Pão de Queijo (Brazilian Cheese Bread)
Makes about 20
(Adapted from Joe Pastry)

1/2 cup water
1/2 cup milk
1/4 cup vegetable oil
1 1/2 teaspoons kosher salt
2 cups tapioca flour/starch (I used Bob's Red Mill brand)
2 large eggs
3 ounces finely grated cheese (I used a combination of mozzarella and Pecorino-Romano)

Preheat oven to 375 degrees F. 

Combine water, milk, oil, and salt in a small sauce pan and bring to a boil. Meanwhile, put the tapioca starch in a medium bowl. In another bowl grate the cheese and whisk it together with the eggs. 

When the milk mixture comes to a boil, pour it over the starch and beat it vigorously with a wooden spoon until you have a cohesive, thick gelatinous paste. Let it cool completely. 

When cool, transfer it to the bowl of a stand mixer fitted with the paddle attachment.
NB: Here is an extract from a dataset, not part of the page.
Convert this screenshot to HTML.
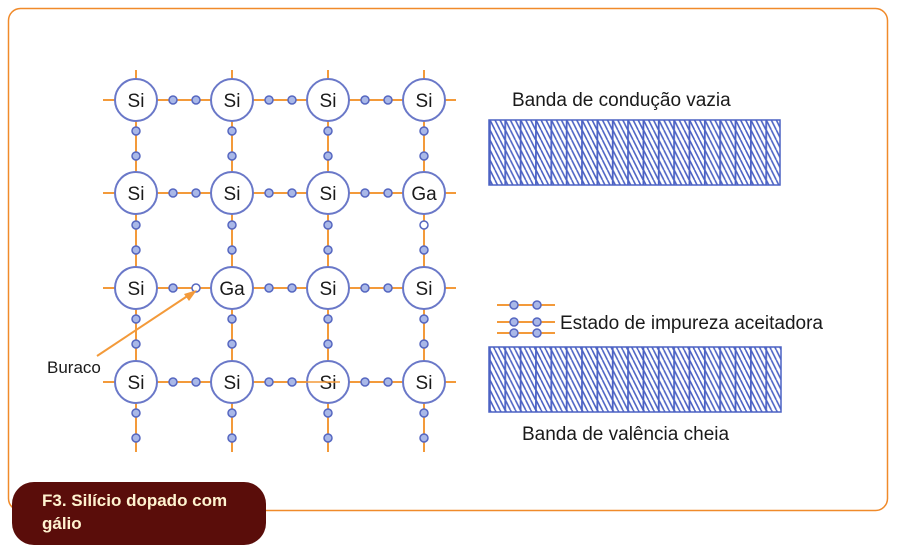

Add the cheese/egg mixture and beat on medium-high for about 90 seconds until the mixture is smooth. It will be very sticky and stretchy. Spoon roughly 2-tablespoon-sized quantities (I used a 1 1/2 tablespoon sized small cookie/ice cream scoop to portion) onto a parchment lined-sheet pan and bake 30 to 40 minutes until golden and puffed (if you are using two sheet pans, rotate them from front to back and top to bottom halfway through baking). Eat warm.